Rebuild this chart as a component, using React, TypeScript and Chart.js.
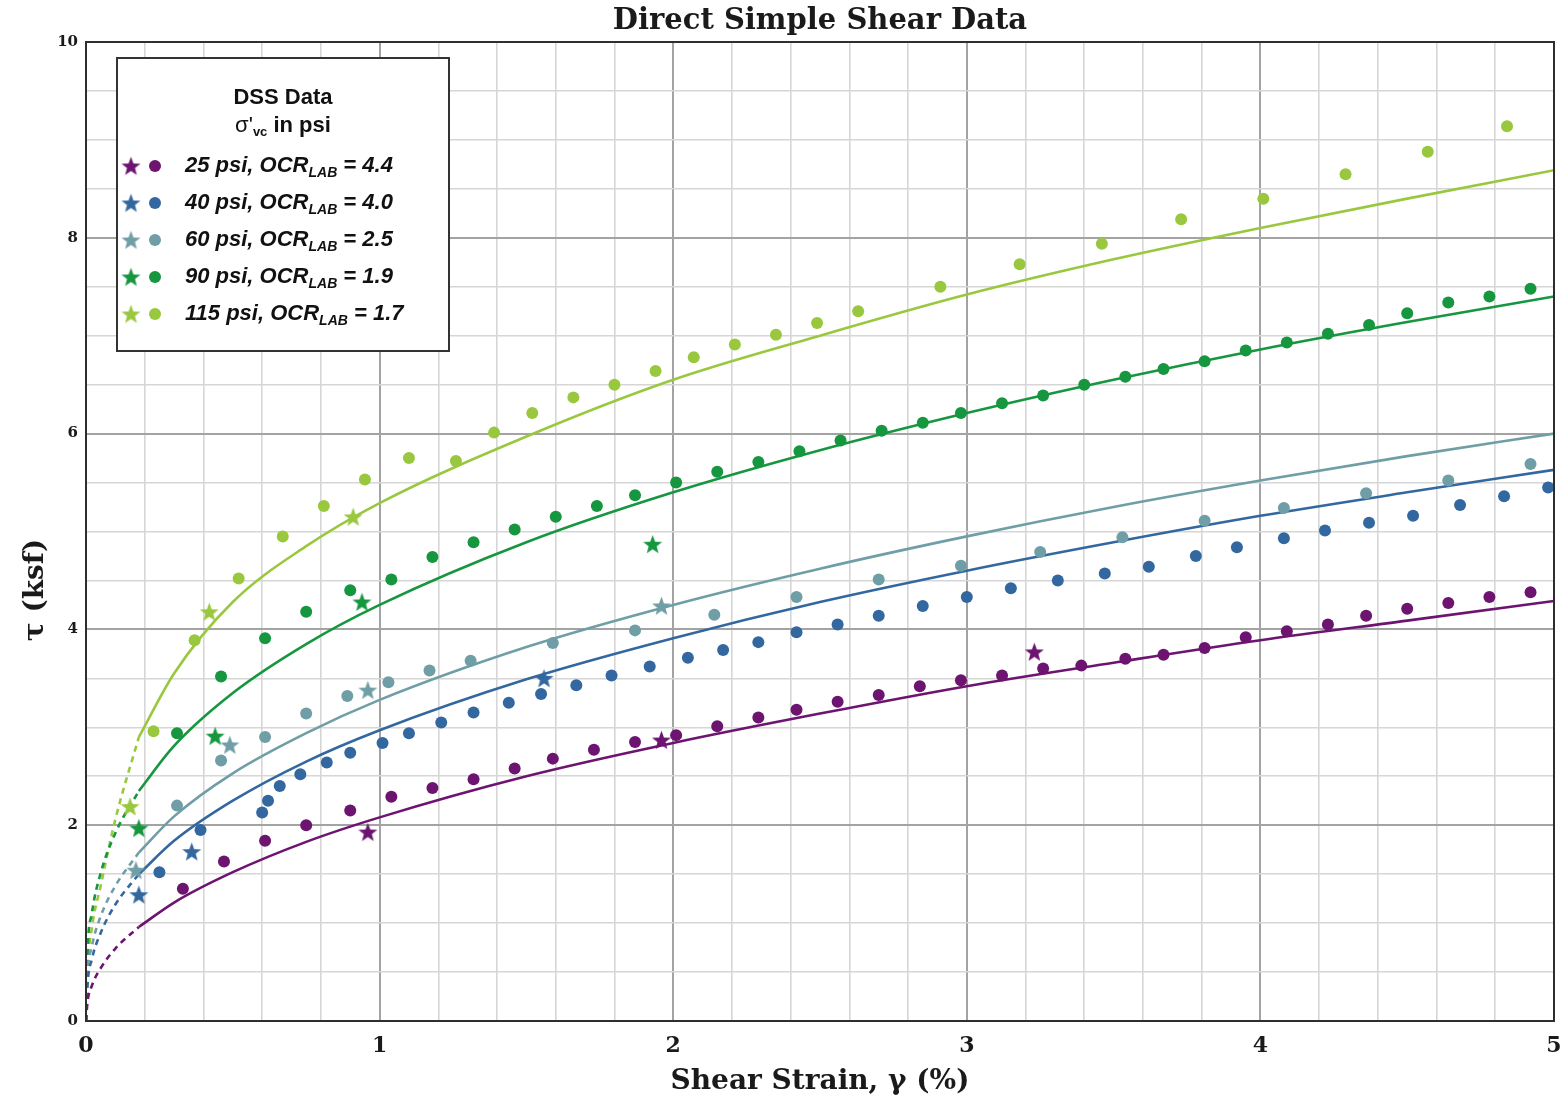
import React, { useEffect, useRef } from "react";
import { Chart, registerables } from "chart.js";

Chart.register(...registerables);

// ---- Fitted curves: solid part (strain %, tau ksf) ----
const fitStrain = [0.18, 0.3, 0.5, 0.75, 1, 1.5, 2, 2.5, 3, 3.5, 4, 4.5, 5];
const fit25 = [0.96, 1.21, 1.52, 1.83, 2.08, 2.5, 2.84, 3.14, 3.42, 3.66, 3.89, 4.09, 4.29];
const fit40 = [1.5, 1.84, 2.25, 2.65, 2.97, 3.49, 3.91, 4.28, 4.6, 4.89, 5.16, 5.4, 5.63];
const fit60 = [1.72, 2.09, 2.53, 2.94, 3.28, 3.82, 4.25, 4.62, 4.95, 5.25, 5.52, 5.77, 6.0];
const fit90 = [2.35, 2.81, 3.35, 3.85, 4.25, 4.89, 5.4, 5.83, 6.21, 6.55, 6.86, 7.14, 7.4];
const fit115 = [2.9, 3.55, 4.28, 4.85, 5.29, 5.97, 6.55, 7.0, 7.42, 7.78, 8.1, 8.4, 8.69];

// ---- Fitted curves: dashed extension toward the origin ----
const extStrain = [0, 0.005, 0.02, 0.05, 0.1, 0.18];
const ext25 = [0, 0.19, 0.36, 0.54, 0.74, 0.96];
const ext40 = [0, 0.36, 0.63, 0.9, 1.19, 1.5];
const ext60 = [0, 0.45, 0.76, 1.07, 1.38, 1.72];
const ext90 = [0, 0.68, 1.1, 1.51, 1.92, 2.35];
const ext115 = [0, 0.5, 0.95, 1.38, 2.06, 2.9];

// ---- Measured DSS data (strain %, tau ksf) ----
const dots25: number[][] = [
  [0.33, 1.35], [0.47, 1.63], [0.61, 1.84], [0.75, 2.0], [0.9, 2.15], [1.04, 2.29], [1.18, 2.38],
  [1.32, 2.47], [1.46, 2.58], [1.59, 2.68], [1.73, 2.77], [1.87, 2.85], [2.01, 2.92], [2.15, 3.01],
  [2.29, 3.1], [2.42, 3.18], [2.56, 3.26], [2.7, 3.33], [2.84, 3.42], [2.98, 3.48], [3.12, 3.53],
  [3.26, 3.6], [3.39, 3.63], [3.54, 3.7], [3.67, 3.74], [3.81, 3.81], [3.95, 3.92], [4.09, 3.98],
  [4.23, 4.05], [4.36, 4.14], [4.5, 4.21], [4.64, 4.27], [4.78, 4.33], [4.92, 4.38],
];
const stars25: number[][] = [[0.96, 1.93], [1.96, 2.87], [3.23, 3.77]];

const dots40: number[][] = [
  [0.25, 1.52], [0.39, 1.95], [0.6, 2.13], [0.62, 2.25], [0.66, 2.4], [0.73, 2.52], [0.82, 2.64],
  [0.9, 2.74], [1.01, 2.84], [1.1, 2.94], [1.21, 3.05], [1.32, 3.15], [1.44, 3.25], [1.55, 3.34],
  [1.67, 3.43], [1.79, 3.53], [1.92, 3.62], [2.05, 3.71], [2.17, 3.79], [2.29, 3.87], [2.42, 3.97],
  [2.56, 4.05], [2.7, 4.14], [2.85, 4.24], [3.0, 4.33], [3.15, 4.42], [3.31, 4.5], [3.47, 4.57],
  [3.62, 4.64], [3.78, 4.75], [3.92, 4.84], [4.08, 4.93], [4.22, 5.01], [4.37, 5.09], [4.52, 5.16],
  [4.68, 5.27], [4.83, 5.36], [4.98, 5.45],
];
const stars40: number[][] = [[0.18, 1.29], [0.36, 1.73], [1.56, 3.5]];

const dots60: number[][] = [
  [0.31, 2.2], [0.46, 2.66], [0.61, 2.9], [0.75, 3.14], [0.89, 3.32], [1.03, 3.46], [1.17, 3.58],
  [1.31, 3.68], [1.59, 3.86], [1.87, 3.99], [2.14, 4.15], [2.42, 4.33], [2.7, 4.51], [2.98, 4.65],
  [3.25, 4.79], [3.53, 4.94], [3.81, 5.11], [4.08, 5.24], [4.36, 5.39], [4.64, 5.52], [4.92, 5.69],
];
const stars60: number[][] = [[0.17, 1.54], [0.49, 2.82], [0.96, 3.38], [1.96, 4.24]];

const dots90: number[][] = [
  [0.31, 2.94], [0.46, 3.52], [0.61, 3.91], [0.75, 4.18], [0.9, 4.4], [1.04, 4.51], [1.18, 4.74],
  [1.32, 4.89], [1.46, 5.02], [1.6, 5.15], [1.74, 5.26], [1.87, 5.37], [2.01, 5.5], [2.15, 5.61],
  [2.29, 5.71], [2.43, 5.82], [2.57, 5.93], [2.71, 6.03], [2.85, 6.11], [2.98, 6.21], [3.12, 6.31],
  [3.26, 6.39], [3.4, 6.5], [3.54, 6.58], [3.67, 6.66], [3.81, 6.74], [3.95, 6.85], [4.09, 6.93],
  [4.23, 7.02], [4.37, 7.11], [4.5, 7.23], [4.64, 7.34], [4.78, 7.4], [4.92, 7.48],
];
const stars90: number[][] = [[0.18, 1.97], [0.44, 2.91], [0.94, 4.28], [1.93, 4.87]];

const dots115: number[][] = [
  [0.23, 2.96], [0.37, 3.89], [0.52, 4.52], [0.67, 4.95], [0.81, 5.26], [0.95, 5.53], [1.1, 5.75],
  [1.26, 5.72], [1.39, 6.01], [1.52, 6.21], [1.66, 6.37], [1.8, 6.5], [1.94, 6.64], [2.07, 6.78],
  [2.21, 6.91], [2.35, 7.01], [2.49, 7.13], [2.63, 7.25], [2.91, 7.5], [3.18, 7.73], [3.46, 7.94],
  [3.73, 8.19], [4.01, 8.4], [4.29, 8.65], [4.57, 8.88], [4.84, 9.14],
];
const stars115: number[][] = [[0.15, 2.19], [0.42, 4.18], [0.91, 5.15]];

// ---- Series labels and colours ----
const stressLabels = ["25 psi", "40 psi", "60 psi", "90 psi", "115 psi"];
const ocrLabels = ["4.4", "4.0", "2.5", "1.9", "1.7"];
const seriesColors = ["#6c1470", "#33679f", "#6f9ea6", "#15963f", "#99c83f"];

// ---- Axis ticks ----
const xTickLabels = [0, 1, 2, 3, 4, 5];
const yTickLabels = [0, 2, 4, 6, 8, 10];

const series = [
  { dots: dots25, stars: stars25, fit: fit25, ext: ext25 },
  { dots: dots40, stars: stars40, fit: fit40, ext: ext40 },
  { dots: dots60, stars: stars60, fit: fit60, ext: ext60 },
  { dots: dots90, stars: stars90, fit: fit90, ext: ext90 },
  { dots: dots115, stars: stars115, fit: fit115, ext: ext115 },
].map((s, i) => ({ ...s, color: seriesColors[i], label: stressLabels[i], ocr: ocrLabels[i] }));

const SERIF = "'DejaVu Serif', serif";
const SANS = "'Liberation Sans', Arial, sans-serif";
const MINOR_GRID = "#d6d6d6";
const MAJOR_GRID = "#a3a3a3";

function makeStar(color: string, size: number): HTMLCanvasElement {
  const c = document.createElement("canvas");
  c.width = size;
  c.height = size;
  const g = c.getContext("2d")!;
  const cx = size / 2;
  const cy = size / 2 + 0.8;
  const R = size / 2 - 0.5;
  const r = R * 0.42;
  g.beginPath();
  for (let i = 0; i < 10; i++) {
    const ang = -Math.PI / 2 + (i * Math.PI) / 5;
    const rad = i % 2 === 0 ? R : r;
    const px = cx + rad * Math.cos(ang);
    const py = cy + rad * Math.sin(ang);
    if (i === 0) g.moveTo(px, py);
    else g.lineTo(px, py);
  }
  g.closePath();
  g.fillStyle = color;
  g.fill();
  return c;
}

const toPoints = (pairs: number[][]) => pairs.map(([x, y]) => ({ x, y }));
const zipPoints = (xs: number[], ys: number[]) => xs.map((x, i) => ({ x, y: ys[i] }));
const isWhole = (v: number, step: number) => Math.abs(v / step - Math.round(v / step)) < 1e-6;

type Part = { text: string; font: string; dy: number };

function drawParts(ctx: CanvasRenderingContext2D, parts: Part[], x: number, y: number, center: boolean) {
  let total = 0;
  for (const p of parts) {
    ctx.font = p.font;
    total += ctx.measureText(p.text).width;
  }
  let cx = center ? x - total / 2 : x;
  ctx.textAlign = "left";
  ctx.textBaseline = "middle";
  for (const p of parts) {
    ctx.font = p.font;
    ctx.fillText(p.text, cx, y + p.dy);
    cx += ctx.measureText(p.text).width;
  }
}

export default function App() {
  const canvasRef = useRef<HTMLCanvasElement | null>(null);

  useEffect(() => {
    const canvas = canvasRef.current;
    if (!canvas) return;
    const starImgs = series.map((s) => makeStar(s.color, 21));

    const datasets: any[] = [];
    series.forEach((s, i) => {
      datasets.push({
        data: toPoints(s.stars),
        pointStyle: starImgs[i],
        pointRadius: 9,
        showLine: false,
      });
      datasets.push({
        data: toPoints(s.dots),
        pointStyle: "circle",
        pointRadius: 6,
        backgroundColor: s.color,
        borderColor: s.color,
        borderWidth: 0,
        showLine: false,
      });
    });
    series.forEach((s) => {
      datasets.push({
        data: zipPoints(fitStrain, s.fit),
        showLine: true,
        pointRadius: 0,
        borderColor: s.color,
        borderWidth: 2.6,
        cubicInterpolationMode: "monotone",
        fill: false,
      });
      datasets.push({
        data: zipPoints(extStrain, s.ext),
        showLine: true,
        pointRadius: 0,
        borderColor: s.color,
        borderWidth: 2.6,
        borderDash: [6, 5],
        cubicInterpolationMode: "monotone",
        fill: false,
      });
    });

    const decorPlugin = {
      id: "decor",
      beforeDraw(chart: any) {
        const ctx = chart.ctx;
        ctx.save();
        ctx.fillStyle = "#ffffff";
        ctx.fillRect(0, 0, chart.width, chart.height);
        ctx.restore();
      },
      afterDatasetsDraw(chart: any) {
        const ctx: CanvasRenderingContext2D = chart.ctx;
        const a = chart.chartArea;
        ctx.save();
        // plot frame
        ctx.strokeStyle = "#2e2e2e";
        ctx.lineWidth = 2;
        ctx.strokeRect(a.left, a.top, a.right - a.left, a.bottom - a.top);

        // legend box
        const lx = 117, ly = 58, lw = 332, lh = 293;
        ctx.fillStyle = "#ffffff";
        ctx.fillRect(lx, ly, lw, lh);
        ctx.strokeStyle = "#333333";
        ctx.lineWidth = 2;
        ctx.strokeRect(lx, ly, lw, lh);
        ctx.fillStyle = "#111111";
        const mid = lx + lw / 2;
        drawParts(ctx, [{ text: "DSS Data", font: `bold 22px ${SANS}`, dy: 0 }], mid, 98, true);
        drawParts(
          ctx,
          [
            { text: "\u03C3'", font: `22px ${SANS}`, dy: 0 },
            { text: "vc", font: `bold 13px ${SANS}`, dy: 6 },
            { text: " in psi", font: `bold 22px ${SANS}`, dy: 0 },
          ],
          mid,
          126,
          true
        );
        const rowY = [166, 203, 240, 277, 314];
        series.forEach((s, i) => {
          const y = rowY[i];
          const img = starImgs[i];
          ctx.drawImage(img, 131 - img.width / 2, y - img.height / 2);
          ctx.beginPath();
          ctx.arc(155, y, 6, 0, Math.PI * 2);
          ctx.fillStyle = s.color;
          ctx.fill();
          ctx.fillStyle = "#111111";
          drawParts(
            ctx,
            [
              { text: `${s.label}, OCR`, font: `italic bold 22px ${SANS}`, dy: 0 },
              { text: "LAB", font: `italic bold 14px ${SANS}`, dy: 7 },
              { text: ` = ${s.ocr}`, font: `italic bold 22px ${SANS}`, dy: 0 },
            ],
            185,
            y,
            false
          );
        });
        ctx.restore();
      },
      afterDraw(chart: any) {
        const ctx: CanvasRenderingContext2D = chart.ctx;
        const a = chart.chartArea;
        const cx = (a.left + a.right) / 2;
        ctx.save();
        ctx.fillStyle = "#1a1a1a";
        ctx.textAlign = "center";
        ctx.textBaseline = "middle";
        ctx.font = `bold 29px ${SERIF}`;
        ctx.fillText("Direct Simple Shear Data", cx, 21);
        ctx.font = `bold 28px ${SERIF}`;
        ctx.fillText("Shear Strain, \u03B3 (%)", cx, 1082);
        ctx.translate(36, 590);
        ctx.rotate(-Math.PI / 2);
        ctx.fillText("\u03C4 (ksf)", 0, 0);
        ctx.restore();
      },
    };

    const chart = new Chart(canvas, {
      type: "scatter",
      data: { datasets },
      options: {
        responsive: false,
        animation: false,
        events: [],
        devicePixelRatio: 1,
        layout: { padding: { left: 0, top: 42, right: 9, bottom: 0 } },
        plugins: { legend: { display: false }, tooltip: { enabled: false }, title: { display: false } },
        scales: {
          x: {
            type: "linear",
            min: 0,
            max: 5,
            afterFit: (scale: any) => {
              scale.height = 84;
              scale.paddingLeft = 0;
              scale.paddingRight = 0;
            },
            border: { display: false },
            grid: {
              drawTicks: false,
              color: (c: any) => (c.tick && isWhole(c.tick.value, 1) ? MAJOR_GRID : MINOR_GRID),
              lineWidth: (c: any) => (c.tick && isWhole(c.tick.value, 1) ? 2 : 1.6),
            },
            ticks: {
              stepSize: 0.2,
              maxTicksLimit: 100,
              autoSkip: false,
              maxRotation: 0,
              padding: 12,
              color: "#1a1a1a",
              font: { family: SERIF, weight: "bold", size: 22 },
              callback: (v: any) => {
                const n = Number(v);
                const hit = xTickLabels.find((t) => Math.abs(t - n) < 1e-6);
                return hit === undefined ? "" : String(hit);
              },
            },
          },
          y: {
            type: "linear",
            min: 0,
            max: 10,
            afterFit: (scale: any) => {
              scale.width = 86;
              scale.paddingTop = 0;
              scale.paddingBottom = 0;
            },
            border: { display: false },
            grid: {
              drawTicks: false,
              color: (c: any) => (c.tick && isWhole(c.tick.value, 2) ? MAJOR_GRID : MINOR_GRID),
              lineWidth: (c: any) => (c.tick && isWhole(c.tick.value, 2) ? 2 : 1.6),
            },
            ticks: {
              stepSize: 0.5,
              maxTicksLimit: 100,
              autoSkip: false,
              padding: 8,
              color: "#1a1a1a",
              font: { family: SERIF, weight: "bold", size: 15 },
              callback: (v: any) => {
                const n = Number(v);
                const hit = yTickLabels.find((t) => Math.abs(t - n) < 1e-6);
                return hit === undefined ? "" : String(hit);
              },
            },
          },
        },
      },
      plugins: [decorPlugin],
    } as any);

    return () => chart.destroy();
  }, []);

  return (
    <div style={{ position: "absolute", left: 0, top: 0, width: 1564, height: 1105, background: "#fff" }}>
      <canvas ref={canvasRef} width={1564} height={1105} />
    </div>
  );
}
****************************************
Goal of the exercise:
Repeat the lines of the listing above verbatim, beginning at its first line and ending at the line containing "Chart.register(...registerables);", which is included. Omit pictures.

Result below:
Rebuild this chart as a component, using React, TypeScript and Chart.js.
import React, { useEffect, useRef } from "react";
import { Chart, registerables } from "chart.js";

Chart.register(...registerables);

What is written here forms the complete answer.